Ecosystm Principal Advisor, Darian Bird says, “The announcement of Nutanix Clusters on Azure is another piece of the hybrid puzzle that will allow Nutanix clients to extend their private cloud environments into public infrastructure. Organisations want the control associated with a private cloud but with the flexibility to scale up and down in the public cloud. Key to hybrid cloud is an additional layer that enables applications to be shifted from one cloud to another, either to prevent lock-in or to choose the best environment depending on the circumstances.”

The deal will also broaden the sales and support experience for Microsoft and Nutanix. “Nutanix has emphasised licence portability as a key characteristic of its hybrid cloud strategy. Microsoft clients will be able to use Azure credits to pay for Nutanix software, while those already with Nutanix licences will be able to port those over to Clusters on Azure. Simplified cloud procurement will be critical for IT departments looking to optimise cloud expenditure across multiple providers.”

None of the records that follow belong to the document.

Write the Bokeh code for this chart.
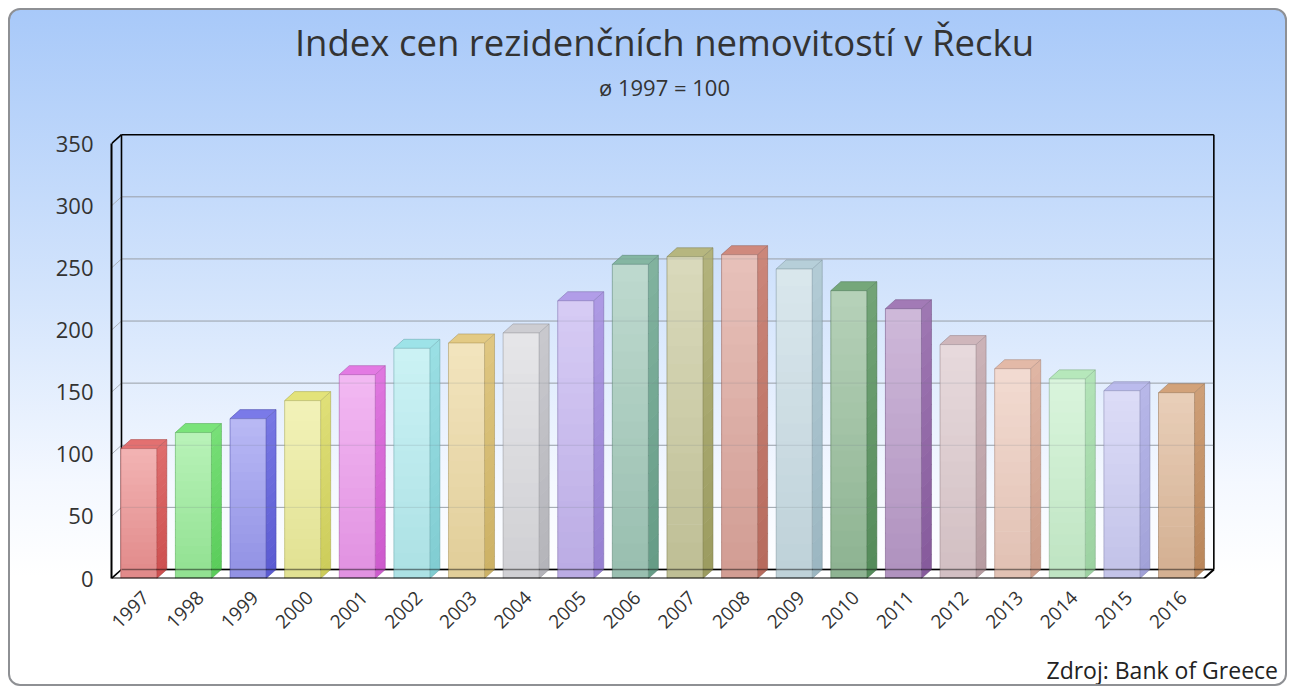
import math
from bokeh.plotting import figure
from bokeh.models import Range1d, FixedTicker, Title, Div
from bokeh.layouts import column
from bokeh.embed import file_html
from bokeh.resources import INLINE

# ---------------- data ----------------
years = ["1997", "1998", "1999", "2000", "2001", "2002", "2003", "2004", "2005", "2006",
         "2007", "2008", "2009", "2010", "2011", "2012", "2013", "2014", "2015", "2016"]
index_values = [104.6, 117.5, 128.7, 143.2, 164.1, 185.3, 189.6, 197.7, 223.6, 252.9,
                259.0, 260.7, 249.2, 231.7, 217.2, 188.3, 168.9, 160.7, 151.2, 149.6]
bar_colors = ["#ec9090", "#98ec98", "#9898f0", "#ecec98", "#ec98ec", "#b4ecf0", "#ecd8a0",
              "#dadade", "#c4b4f0", "#a0c8b8", "#c8c89c", "#dca49a", "#c8dce4", "#94bc98",
              "#b898c8", "#dcc8cc", "#eccabc", "#c8f0cc", "#ccccf4", "#deb898"]
y_ticks = [0, 50, 100, 150, 200, 250, 300, 350]
title_text = "Index cen rezidenčních nemovitostí v Řecku"
subtitle_text = "ø 1997 = 100"
source_text = "Zdroj: Bank of Greece"

FONT = "Open Sans"

# ---------------- geometry (data units) ----------------
DX = 0.183     # depth offset in x
DY = 7.24      # depth offset in y
HW = 0.33      # half width of front face
X0, X1 = -0.5, len(years) - 0.5
YMAX = 350
NAN = float("nan")


def hex2rgb(h):
    h = h.lstrip("#")
    return [int(h[i:i + 2], 16) for i in (0, 2, 4)]


def rgb2hex(c):
    return "#%02x%02x%02x" % tuple(max(0, min(255, int(round(v)))) for v in c)


def mix(a, b, t):
    return [a[k] * (1 - t) + b[k] * t for k in range(3)]


WHITE = [255, 255, 255]
BLACK = [0, 0, 0]

p = figure(width=1275, height=640, output_backend="svg", toolbar_location=None,
           x_range=Range1d(X0, 19.75), y_range=Range1d(0, 359.0),
           min_border_left=101, min_border_right=68, min_border_top=122, min_border_bottom=72)
p.border_fill_color = None
p.background_fill_color = None
p.outline_line_color = None
p.grid.grid_line_color = None

# titles
p.add_layout(Title(text=subtitle_text, align="center", text_font=FONT, text_font_size="22px",
                   text_font_style="normal", text_color="#333333", vertical_align="top",
                   standoff=57), "above")
p.add_layout(Title(text=title_text, align="center", text_font=FONT, text_font_size="36.5px",
                   text_font_style="normal", text_color="#333333", standoff=-46), "above")

# axes
p.yaxis.ticker = FixedTicker(ticks=y_ticks)
p.yaxis.bounds = (0, YMAX)
p.yaxis.axis_line_color = "black"
p.yaxis.axis_line_width = 2
p.yaxis.major_tick_line_color = None
p.yaxis.minor_tick_line_color = None
p.yaxis.major_label_standoff = 12
p.yaxis.major_label_text_font = FONT
p.yaxis.major_label_text_font_size = "22px"
p.yaxis.major_label_text_color = "#333333"

label_pos = [i + 0.13 for i in range(len(years))]
p.xaxis.ticker = FixedTicker(ticks=label_pos)
p.xaxis.major_label_overrides = {c: y for c, y in zip(label_pos, years)}
p.xaxis.major_label_orientation = math.pi / 4
p.xaxis.axis_line_color = None
p.xaxis.major_tick_line_color = None
p.xaxis.minor_tick_line_color = None
p.xaxis.major_label_standoff = 10
p.xaxis.major_label_text_font = FONT
p.xaxis.major_label_text_font_size = "19px"
p.xaxis.major_label_text_color = "#333333"

# floor
p.patch([X0, X1, X1 + DX, X0 + DX], [0, 0, DY, DY], fill_color="white", line_color=None)

# back-plane grid + left wall diagonals
grid_vals = [v for v in y_ticks if 0 < v < YMAX]
gx = [[X0 + DX, X1 + DX] for v in grid_vals]
gy = [[v + DY, v + DY] for v in grid_vals]
GRID = "#aab0b8"
p.multi_line(gx, gy, line_color=GRID, line_width=1)
p.multi_line([[X0, X0 + DX] for v in grid_vals], [[v, v + DY] for v in grid_vals],
             line_color=GRID, line_width=1)

# frame lines (back)
p.multi_line([[X0 + DX, X1 + DX], [X0 + DX, X0 + DX], [X0 + DX, X1 + DX], [X1 + DX, X1 + DX], [X0, X0 + DX], [X0, X0 + DX]],
             [[DY, DY], [DY, YMAX + DY], [YMAX + DY, YMAX + DY], [DY, YMAX + DY], [YMAX, YMAX + DY], [0, DY]],
             line_color="black", line_width=1.6)

# bars with vertical gradients
N = 18
fq = dict(left=[], right=[], bottom=[], top=[], color=[])
sx, sy, sc = [], [], []
tx, ty, tc = [], [], []
ox, oy, oc = [], [], []
for i, (v, col) in enumerate(zip(index_values, bar_colors)):
    base = hex2rgb(col)
    f_top = mix(base, WHITE, 0.32)
    f_bot = mix(base, BLACK, 0.05)
    side = [base[k] - 0.45 * (255 - base[k]) - 10 for k in range(3)]
    s_top = mix(side, WHITE, 0.15)
    s_bot = mix(side, BLACK, 0.06)
    topf = [base[k] - 0.25 * (255 - base[k]) - 4 for k in range(3)]
    l, r = i - HW, i + HW
    for k in range(N):
        y0 = v * k / N
        y1 = min(v, v * (k + 1) / N + 0.6)
        t = (k + 0.5) / N
        fq["left"].append(l)
        fq["right"].append(r)
        fq["bottom"].append(y0)
        fq["top"].append(y1)
        fq["color"].append(rgb2hex(mix(f_bot, f_top, t)))
        sx.append([r, r + DX, r + DX, r])
        sy.append([y0, y0 + DY, y1 + DY, y1])
        sc.append(rgb2hex(mix(s_bot, s_top, t)))
    tx.append([l, r, r + DX, l + DX])
    ty.append([v, v, v + DY, v + DY])
    tc.append(rgb2hex(topf))
    ox.append([l, l, l + DX, r + DX, r + DX, r, r, l, NAN, r, r + DX])
    oy.append([0, v, v + DY, v + DY, DY, 0, v, v, NAN, v, v + DY])
    oc.append(rgb2hex(mix(side, BLACK, 0.25)))

p.quad(left="left", right="right", bottom="bottom", top="top", color="color", source=fq, line_color=None)
p.patches(sx, sy, fill_color=sc, line_color=None)
p.patches(tx, ty, fill_color=tc, line_color=None)
p.multi_line(ox, oy, line_color=oc, line_width=1, line_alpha=0.5)

# see-through overlay of the back plane
p.multi_line(gx, gy, line_color="#6e7680", line_width=1, line_alpha=0.2)
p.line([X0 + DX, X1 + DX], [DY, DY], line_color="black", line_width=1.6, line_alpha=0.45)

# front bottom edges
p.multi_line([[X0, X1], [X1, X1 + DX]], [[0, 0], [0, DY]], line_color="black", line_width=2)

# source note
footer = Div(text=source_text, width=1275, height=34, sizing_mode="fixed",
             styles={"text-align": "right", "font-family": FONT, "font-size": "23px",
                     "color": "#222222", "line-height": "26px", "padding-right": "12px",
                     "padding-top": "2px", "box-sizing": "border-box", "white-space": "nowrap"})

layout = column(p, footer, spacing=0, width=1279, height=678, sizing_mode="fixed", styles={
    "background": "linear-gradient(to bottom, #a8c9f9 0%, #d3e4fc 42%, #f4f8ff 70%, #ffffff 84%)",
    "border": "2px solid #8e9094",
    "border-radius": "12px",
    "margin-left": "8px",
    "margin-top": "8px",
    "overflow": "hidden",
})

open("out.html", "w").write(file_html(layout, INLINE))
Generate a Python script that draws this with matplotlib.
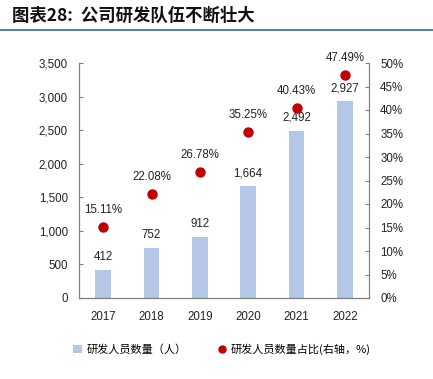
import matplotlib
matplotlib.use("Agg")
import matplotlib.pyplot as plt
from matplotlib.lines import Line2D
from matplotlib.patches import Patch

years = ["2017", "2018", "2019", "2020", "2021", "2022"]
staff = [412, 752, 912, 1664, 2492, 2927]
ratio = [15.11, 22.08, 26.78, 35.25, 40.43, 47.49]
left_ticks = [0, 500, 1000, 1500, 2000, 2500, 3000, 3500]
right_ticks = [0, 5, 10, 15, 20, 25, 30, 35, 40, 45, 50]

plt.rcParams['font.family'] = ['Liberation Sans', 'Noto Sans CJK SC', 'DejaVu Sans']

fig = plt.figure(figsize=(4.33, 3.79), dpi=100)
ax = fig.add_axes([79/433, 81/379, 290/433, 235/379])
ax2 = ax.twinx()

x = list(range(len(years)))
ax.bar(x, staff, width=0.32, color="#b4c7e7", zorder=2)
for xi, v in zip(x, staff):
    ax.annotate(f"{v:,}", (xi, v), xytext=(0, 5), textcoords="offset points",
                ha="center", va="bottom", fontsize=8.3, color="#222222")

ax2.scatter(x, ratio, s=42, color="#c00000", zorder=3)
for xi, v in zip(x, ratio):
    ax2.annotate(f"{v:.2f}%", (xi, v), xytext=(0, 8), textcoords="offset points",
                 ha="center", va="bottom", fontsize=8.3, color="#222222")

ax.set_xlim(-0.5, len(years) - 0.5)
ax.set_ylim(0, 3500)
ax2.set_ylim(0, 50)
ax.set_yticks(left_ticks)
ax.set_yticklabels([f"{t:,}" for t in left_ticks], fontsize=8.3)
ax2.set_yticks(right_ticks)
ax2.set_yticklabels([f"{t}%" for t in right_ticks], fontsize=8.3)
ax.set_xticks(x)
ax.set_xticklabels(years, fontsize=8.3)

for a in (ax, ax2):
    for s in a.spines.values():
        s.set_color("#7f7f7f")
        s.set_linewidth(0.8)
    a.spines['top'].set_visible(False)
ax.tick_params(axis='x', length=0, pad=9, colors="#222222")
ax.tick_params(axis='y', direction='in', length=3, color="#7f7f7f", labelcolor="#222222", pad=8)
ax2.tick_params(axis='y', direction='in', length=3, color="#7f7f7f", labelcolor="#222222", pad=8)

cjk = ['Noto Sans CJK SC', 'DejaVu Sans']
fig.text(12/433, 1 - 16/379, "图表28:  公司研发队伍不断壮大", fontsize=12.5, fontweight='bold',
         style='italic', family=cjk, va='center', ha='left', color="#111111")
fig.add_artist(Line2D([0, 1], [1 - 30/379, 1 - 30/379], color="#2a6f97", linewidth=1.2))

handles = [Patch(facecolor="#b4c7e7", edgecolor="none"),
           Line2D([], [], marker='o', linestyle='none', color="#c00000", markersize=5)]
labels = ["研发人员数量（人）", "研发人员数量占比(右轴，%)"]
fig.legend(handles, labels, loc='center', bbox_to_anchor=(222/433, 1 - 349/379), ncol=2,
           frameon=False, prop={'family': cjk, 'size': 8}, handlelength=0.8,
           handletextpad=0.4, columnspacing=2.8)

fig.savefig("out.png", dpi=100)
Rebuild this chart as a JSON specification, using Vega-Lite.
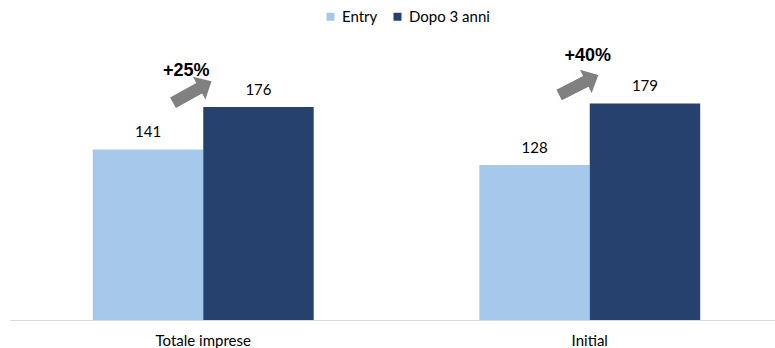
{
  "$schema": "https://vega.github.io/schema/vega-lite/v6.json",
  "autosize": "none",
  "width": 773,
  "height": 280,
  "padding": {"left": 10, "top": 40, "right": 0, "bottom": 28},
  "background": "white",
  "config": {"view": {"stroke": null}},
  "datasets": {
    "bars": [
      {"cat": "Totale imprese", "series": "Entry", "value": 141},
      {"cat": "Totale imprese", "series": "Dopo 3 anni", "value": 176},
      {"cat": "Initial", "series": "Entry", "value": 128},
      {"cat": "Initial", "series": "Dopo 3 anni", "value": 179}
    ],
    "notes": [
      {"cat": "Totale imprese", "label": "+25%", "ty": 206, "ay": 188.4},
      {"cat": "Initial", "label": "+40%", "ty": 218, "ay": 194.2}
    ]
  },
  "layer": [
    {
      "data": {"name": "bars"},
      "mark": {"type": "bar"},
      "encoding": {
        "x": {"field": "cat", "type": "nominal", "sort": ["Totale imprese", "Initial"],
              "scale": {"paddingInner": 0, "paddingOuter": 0},
              "axis": {"title": null, "labelAngle": 0, "ticks": false, "domainColor": "#d9d9d9", "domainWidth": 1,
                       "labelFont": "Lato", "labelFontSize": 15, "labelColor": "#000000", "labelPadding": 13}},
        "xOffset": {"field": "series", "type": "nominal", "sort": ["Entry", "Dopo 3 anni"],
                    "scale": {"paddingInner": 0, "paddingOuter": 0.75}},
        "y": {"field": "value", "type": "quantitative", "scale": {"domain": [0, 231.4], "nice": false}, "axis": null},
        "color": {"field": "series", "type": "nominal",
                  "scale": {"domain": ["Entry", "Dopo 3 anni"], "range": ["#a6c8ea", "#26416e"]},
                  "legend": {"title": null, "orient": "none", "direction": "horizontal", "legendX": 313, "legendY": -31,
                             "symbolType": "square", "symbolSize": 64, "symbolStrokeWidth": 0,
                             "labelFont": "Lato", "labelFontSize": 15, "labelColor": "#000000", "labelOffset": 4, "columnPadding": 12}}
      }
    },
    {
      "data": {"name": "bars"},
      "mark": {"type": "text", "dy": -17, "baseline": "middle", "font": "Lato", "fontSize": 15, "color": "#000000"},
      "encoding": {
        "x": {"field": "cat", "type": "nominal", "sort": ["Totale imprese", "Initial"]},
        "xOffset": {"field": "series", "type": "nominal", "sort": ["Entry", "Dopo 3 anni"]},
        "y": {"field": "value", "type": "quantitative"},
        "text": {"field": "value", "type": "quantitative"}
      }
    },
    {
      "data": {"name": "notes"},
      "transform": [{"filter": "datum.cat === 'Totale imprese'"}],
      "mark": {"type": "point", "filled": true, "color": "#808080", "opacity": 1, "size": 1936, "angle": -29, "xOffset": -11,
               "shape": "M-1,-0.27L0.36,-0.27L0.36,-0.59L1,0L0.36,0.59L0.36,0.27L-1,0.27Z"},
      "encoding": {
        "x": {"field": "cat", "type": "nominal", "sort": ["Totale imprese", "Initial"]},
        "y": {"field": "ay", "type": "quantitative"}
      }
    },
    {
      "data": {"name": "notes"},
      "transform": [{"filter": "datum.cat === 'Initial'"}],
      "mark": {"type": "point", "filled": true, "color": "#808080", "opacity": 1, "size": 1936, "angle": -27, "xOffset": -11,
               "shape": "M-1,-0.27L0.36,-0.27L0.36,-0.59L1,0L0.36,0.59L0.36,0.27L-1,0.27Z"},
      "encoding": {
        "x": {"field": "cat", "type": "nominal", "sort": ["Totale imprese", "Initial"]},
        "y": {"field": "ay", "type": "quantitative"}
      }
    },
    {
      "data": {"name": "notes"},
      "transform": [{"filter": "datum.cat === 'Totale imprese'"}],
      "mark": {"type": "text", "dx": -17, "baseline": "middle", "font": "Liberation Sans", "fontWeight": "bold", "fontSize": 18, "color": "#000000"},
      "encoding": {
        "x": {"field": "cat", "type": "nominal", "sort": ["Totale imprese", "Initial"]},
        "y": {"field": "ty", "type": "quantitative"},
        "text": {"field": "label", "type": "nominal"}
      }
    },
    {
      "data": {"name": "notes"},
      "transform": [{"filter": "datum.cat === 'Initial'"}],
      "mark": {"type": "text", "dx": -2, "baseline": "middle", "font": "Liberation Sans", "fontWeight": "bold", "fontSize": 18, "color": "#000000"},
      "encoding": {
        "x": {"field": "cat", "type": "nominal", "sort": ["Totale imprese", "Initial"]},
        "y": {"field": "ty", "type": "quantitative"},
        "text": {"field": "label", "type": "nominal"}
      }
    }
  ]
}
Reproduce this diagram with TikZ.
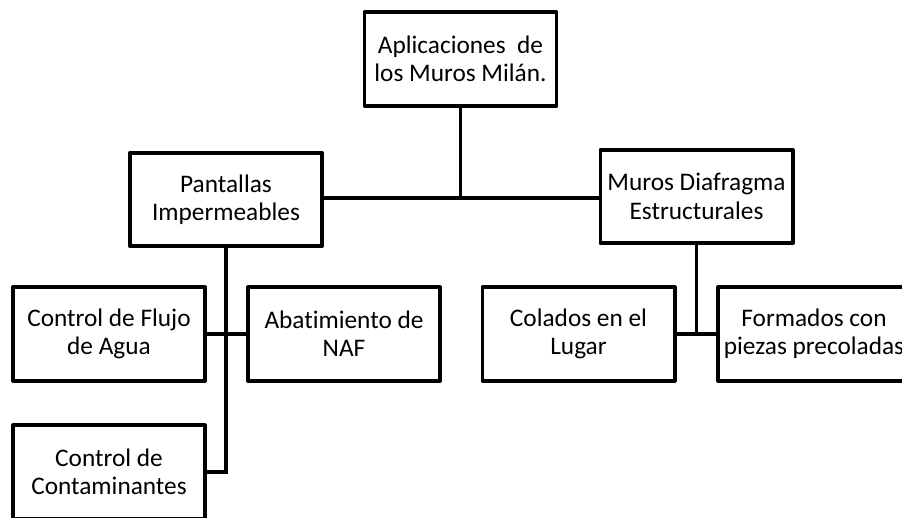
\documentclass[tikz,border=0pt]{standalone}
\usepackage{fontspec}
\setmainfont{Carlito}[Ligatures=NoCommon]
\usepackage{tikz}
\usetikzlibrary{calc}

\tikzset{
    caja/.style = {draw = black, line width = 2.8pt, line join = round,
        minimum width = 4.8cm, minimum height = 2.33cm, inner sep = 0pt,
        align = center, font = \fontsize{18}{20.1}\selectfont},
    union/.style = {draw = black, line width = 2.8pt}
}

\begin{document}
\begin{tikzpicture}[x = 0.025cm, y = -0.025cm]
        \useasboundingbox (0,0) rectangle (902,518);

        \node[caja] (raiz) at (460.5, 59) {Aplicaciones\ \ de\\los Muros Milán.};
        \node[caja] (pantallas) at (226, 199.5) {Pantallas\\Impermeables};
        \node[caja] (muros) at (696.5, 196.5) {Muros Diafragma\\Estructurales};

        \node[caja] (flujo) at (109, 334) {Control de Flujo\\de Agua};
        \node[caja] (naf) at (344, 334) {Abatimiento de\\NAF};
        \node[caja] (contam) at (109, 472) {Control de\\Contaminantes};

        \node[caja] (colados) at (578.5, 334) {Colados en el\\Lugar};
        \node[caja] (formados) at (814, 334) {Formados con\\piezas precoladas};

        \coordinate (nudo) at (460.5, 198);
        \draw[union] (raiz.south) -- (nudo);
        \draw[union] (pantallas.east |- nudo) -- (muros.west |- nudo);

        \draw[union] (pantallas.south) |- (contam.east);
        \draw[union] (flujo.east) -- (naf.west);

        \draw[union] (muros.south) -- (muros.south |- colados.east);
        \draw[union] (colados.east) -- (formados.west);
    \end{tikzpicture}
\end{document}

Bird adds, “Organisations will now be able to manage servers, containers, and data services on Nutanix HCI, on prem or in the cloud through a single control pane with Azure Arc. Microsoft has realised that producing a true hybrid cloud system requires it to manage as many types of infrastructure as possible, whether they come from niche partners or major competitors. IT departments want the choice of supplier without adding complexity to their systems.”

Nutanix Strengthening its Partner Ecosystem

“The partnership with Microsoft Azure comes only a month after Nutanix announced the general availability of Clusters on AWS. Considering Nutanix’s close connection to Google, it seems likely that it will also launch on the search giant’s cloud before long,” says Bird.

Last year, Nutanix partnered with HPE for the general availability of HPE’s integrated hybrid cloud as a service offering, HPE GreenLake for Nutanix, and the HPE ProLiant DX solution.

Earlier in the month, Nutanix launched its global partner multi-cloud program – Elevate – to bring Nutanix’s global partner ecosystem under one integrated architecture managed through consistent tools, resources and platforms, to accelerate their clients’ multi-product, multicloud roadmap in their transformation journeys.

“Nutanix has made great strides in its shift from hardware vendor to HCI provider and it’s now focused on delivering tools that enable the shift to cloud. These recent moves will help Nutanix catch up to VMware and become a viable alternative in a hybrid cloud environment,” says Bird.